## Victorian North-East Region Analysis

November 21, 2018 | 00:20 | State | VIC | 2018 | Upper-HouseIn this post today I’ll walk through the first four regions of the election:

- Eastern Metropolitan Region
- Eastern Victoria Region
- Northern Metropolitan Region
- Northern Victoria Region

I’ll be providing two plots with each region to assist analysis. The first one is a probabilistic plot of the likely outcomes for **each individual party**. Here’s a short explanation:

- The groups / parties are ordered by ballot order from top to bottom
- I’ve skipped parties that don’t have any chance of a seat

- Left to right is the percent vote each party receives.
- The vertical divisions represent
**quotas**of votes, occurring every 16.6%.

- The vertical divisions represent
- Each segment is filled from the bottom up with rectangle.
- The size of this rectangle is equal to the probability that this party will win at least this many seats.

- The vertical line in each row represents the
**expected**percent vote for each group. - The curves represent
**probability of winning this seat**as a function of**percent vote**- These curves intersect the vertical lines at
**approximately**the height of the box - But not exactly (this is due to variance in the models, and taking Bayes point estimates instead of just averaging the results)

- These curves intersect the vertical lines at

The second plot is a probabilistic chart of the likely outcomes for **the region as a whole**, representing the likely set of five people elected to the upper house. Each column represents a different party while each row represents a different set of five people, with a percent probability on the left.

## Eastern Metropolitan Region

It’s overwhelmingly likely we will see two **Liberal** and **Labor** seats, and the final seat is a tossup amongst the minor parties.

The best deal here is clearly **Transport Matters Party**, who has the fastest rising curve. If not them, it should be one of **LDP**, **Hinch’s Justice** or **Health Australia**.

The important takeaway here is that if **The Greens** win a seat, it will most likely be at the expense of **Labor**.

### Prediction

- LNP: 2
- ALP: 2
- CAR: 1

## Eastern Victoria Region

This region is very similar to **EMR**, the first four seats will be split between **Liberal** and **Labor**. However, the **Greens** have a better chance at fending off the micro parties.

None of the micros have an exceptional deal, but if they get enough raw **bulk** they will take the final seat. The best placed are **Animal Justice** (with the top of the ballot benefit!), **LDP** or **Shooters**.

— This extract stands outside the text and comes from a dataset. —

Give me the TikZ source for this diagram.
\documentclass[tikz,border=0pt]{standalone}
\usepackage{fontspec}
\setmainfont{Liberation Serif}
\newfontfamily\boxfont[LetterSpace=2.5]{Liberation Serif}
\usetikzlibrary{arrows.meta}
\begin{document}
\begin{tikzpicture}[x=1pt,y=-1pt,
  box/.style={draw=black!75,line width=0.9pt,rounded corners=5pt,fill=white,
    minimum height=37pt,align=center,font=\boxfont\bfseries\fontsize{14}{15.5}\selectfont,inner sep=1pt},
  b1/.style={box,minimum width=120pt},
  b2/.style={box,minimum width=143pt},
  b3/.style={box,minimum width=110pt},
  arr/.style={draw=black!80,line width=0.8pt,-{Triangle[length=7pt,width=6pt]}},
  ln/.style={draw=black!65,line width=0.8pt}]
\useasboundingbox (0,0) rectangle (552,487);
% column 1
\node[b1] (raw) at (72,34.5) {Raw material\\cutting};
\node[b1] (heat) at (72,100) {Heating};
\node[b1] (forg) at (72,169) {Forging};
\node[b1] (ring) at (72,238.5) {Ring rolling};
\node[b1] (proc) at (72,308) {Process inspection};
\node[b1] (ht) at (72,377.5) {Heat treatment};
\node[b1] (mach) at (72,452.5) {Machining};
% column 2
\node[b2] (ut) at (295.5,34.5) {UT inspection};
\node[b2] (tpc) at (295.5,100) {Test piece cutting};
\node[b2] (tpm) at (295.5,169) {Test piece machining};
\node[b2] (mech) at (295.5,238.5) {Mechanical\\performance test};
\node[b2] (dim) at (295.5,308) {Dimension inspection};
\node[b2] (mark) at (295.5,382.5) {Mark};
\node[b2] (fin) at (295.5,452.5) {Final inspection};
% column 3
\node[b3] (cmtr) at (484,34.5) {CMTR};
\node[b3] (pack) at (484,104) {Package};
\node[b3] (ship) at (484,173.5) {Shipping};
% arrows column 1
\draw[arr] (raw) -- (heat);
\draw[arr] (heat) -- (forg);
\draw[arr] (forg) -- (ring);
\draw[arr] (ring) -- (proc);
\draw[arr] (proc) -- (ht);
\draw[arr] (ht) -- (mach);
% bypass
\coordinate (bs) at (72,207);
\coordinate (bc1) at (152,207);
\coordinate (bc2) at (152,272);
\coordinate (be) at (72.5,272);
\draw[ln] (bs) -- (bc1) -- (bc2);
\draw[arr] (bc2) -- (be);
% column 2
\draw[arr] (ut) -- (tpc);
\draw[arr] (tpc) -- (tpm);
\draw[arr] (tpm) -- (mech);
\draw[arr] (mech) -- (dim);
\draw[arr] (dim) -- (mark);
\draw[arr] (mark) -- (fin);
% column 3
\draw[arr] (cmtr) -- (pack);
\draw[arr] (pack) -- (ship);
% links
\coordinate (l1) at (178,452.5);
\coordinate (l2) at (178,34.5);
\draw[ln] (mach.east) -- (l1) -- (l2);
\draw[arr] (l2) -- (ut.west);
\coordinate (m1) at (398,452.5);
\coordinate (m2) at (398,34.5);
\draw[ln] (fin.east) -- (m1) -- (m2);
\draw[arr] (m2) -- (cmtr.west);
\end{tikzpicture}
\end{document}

And it’s clear that the **Greens** aren’t fighting with **Labor** directly for a seat here.

### Prediction

- LNP: 2
- ALP: 2
- LDP: 1

## Northern Metropolitan Region

This region is much more left leaning than the last two. There will only be one **Liberal** seat, two **Labor** and probably one **Greens**. The final seat could be a **Labor** third, but will most likely be a micro party.

This is **Fiona Patten’s** region, and there’s a lot to analyse with the **ex-Sex Party**

- Name change to
**Reason**loses brand recognition - Her ballot placement is good, highest ranked continuing candidates
- Her deals are good with the micros

It’s hard to say who will win the last seat here, but it will likely be a contest between **Reason** and **Hinch’s Justice**

### Prediction

- LNP: 1
- ALP: 2
- GRN: 1
- DHJ: 1 (Hinch will Clinch)

## Northern Victoria Region

A really interesting situation. Both **Labor** and the **Greens** might not poll well enough to get their 2nd and 1st candidates respectively elected, and they could **both** lose to micro parties! It’s unlikely, but possible.

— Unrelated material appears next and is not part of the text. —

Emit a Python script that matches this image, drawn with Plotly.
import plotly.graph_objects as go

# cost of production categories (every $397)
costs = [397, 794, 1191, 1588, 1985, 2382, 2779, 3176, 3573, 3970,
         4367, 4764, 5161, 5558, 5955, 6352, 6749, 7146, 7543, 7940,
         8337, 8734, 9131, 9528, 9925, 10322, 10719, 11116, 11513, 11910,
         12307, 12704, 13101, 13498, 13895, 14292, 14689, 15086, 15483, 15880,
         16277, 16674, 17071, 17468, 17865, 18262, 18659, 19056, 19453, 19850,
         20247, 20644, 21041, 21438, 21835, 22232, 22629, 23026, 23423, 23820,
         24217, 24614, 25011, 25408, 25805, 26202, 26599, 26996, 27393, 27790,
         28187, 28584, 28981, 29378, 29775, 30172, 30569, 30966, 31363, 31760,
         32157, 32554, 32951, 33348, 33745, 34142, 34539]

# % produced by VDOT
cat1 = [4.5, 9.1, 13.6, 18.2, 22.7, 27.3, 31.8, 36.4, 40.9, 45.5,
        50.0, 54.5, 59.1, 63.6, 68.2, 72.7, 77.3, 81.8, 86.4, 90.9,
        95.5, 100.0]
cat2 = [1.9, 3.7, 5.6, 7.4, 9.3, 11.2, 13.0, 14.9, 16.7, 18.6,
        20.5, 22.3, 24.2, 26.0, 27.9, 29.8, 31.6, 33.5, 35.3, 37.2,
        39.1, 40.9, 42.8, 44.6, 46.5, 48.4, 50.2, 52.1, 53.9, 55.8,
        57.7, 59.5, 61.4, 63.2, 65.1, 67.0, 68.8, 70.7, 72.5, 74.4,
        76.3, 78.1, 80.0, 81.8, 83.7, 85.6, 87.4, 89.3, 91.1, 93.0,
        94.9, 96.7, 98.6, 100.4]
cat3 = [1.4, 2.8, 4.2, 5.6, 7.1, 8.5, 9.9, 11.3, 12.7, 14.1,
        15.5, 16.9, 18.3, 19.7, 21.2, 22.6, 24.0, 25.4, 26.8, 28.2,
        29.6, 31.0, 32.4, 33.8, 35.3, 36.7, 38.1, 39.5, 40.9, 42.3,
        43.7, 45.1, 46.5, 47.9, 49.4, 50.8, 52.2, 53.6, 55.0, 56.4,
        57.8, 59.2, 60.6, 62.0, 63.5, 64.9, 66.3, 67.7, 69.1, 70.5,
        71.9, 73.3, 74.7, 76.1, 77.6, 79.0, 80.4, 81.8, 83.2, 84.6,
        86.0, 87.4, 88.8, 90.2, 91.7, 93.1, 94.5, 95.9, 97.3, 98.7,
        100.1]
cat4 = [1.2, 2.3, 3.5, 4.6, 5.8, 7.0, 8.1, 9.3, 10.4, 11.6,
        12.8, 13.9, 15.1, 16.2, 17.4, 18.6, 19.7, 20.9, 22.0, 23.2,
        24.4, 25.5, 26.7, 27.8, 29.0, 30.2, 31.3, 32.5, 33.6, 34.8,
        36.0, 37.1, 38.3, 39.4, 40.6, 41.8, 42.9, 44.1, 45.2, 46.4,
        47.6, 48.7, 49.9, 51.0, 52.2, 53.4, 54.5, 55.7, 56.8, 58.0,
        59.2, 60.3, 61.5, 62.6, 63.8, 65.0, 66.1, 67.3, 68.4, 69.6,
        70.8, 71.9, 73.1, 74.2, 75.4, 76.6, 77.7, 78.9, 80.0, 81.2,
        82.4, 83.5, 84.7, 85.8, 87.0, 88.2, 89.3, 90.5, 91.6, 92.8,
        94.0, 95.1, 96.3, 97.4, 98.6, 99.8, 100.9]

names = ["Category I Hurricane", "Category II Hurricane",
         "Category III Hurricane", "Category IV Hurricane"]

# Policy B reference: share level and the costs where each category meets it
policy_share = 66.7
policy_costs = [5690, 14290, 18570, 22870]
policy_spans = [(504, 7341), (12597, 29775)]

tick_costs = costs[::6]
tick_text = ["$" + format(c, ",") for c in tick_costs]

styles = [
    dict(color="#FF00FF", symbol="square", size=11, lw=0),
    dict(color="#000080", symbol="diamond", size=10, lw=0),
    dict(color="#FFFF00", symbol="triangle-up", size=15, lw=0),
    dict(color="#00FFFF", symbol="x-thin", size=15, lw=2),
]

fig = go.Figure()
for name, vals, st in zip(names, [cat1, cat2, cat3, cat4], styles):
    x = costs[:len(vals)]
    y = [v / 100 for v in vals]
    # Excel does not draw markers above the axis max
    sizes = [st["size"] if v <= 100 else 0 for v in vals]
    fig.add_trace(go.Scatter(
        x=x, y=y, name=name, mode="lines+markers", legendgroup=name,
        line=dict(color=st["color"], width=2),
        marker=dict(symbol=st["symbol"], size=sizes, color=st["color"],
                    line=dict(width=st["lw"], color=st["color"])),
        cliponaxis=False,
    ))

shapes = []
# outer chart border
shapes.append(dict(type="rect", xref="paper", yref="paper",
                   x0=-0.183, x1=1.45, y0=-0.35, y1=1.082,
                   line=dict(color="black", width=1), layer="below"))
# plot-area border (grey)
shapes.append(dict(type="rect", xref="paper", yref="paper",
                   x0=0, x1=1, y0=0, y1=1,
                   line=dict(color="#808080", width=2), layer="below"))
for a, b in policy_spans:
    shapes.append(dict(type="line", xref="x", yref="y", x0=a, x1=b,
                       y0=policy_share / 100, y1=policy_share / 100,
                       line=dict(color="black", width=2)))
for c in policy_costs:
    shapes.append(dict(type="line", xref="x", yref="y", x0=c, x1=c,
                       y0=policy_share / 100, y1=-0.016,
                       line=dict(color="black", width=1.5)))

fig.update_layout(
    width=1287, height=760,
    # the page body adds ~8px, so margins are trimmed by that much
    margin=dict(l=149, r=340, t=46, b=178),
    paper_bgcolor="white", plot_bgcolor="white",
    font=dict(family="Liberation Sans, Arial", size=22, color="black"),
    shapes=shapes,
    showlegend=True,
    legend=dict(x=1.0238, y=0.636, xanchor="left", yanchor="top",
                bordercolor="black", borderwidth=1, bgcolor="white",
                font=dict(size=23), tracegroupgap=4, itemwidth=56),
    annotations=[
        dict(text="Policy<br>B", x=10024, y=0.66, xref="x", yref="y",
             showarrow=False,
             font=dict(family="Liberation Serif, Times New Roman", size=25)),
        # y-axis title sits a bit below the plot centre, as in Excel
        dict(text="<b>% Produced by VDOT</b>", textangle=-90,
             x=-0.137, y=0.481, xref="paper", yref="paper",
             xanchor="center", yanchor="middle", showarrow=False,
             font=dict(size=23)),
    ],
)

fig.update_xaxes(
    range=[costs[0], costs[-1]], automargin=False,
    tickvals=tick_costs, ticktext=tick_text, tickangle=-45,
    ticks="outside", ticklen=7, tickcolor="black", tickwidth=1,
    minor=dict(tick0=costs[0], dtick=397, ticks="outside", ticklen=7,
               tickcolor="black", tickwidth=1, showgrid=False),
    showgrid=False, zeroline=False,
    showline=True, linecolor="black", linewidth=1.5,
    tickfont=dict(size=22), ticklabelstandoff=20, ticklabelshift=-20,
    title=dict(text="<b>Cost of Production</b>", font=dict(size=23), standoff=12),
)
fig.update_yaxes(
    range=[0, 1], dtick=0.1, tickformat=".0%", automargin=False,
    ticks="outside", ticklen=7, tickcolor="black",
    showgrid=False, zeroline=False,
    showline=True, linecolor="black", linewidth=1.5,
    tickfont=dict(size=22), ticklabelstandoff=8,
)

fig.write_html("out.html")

The most competitive are the **LDP**, **Shooters**, **DLP** and **Shooters**. The **LDP**’s deal is by far and away the best, and they have great ballot position (to the left of the **Liberals**)!

### Prediction

- LNP: 2
- ALP: 2 (Below the lines from
**GRN**will secure it) - LDP: 1 (Taking +2% of the votes from the
**Liberals**)

## Aggregated Predictions:

- LNP: 7 (-1)
- ALP: 8 (+1)
- LDP: 2 (+2)
- GRN: 1 (-1)
- CAR: 1 (+1)
- DHJ: 1 (+1)
- SEX: 0 (-1)
- SFF: 0 (-2)

## So how should I vote?

Take a look at the region you’re in, and look for the parties that have a chance of being elected. From those, vote below the line for your favoured parties. And, always, vote up the ballot (numbering candidates from bottom to top).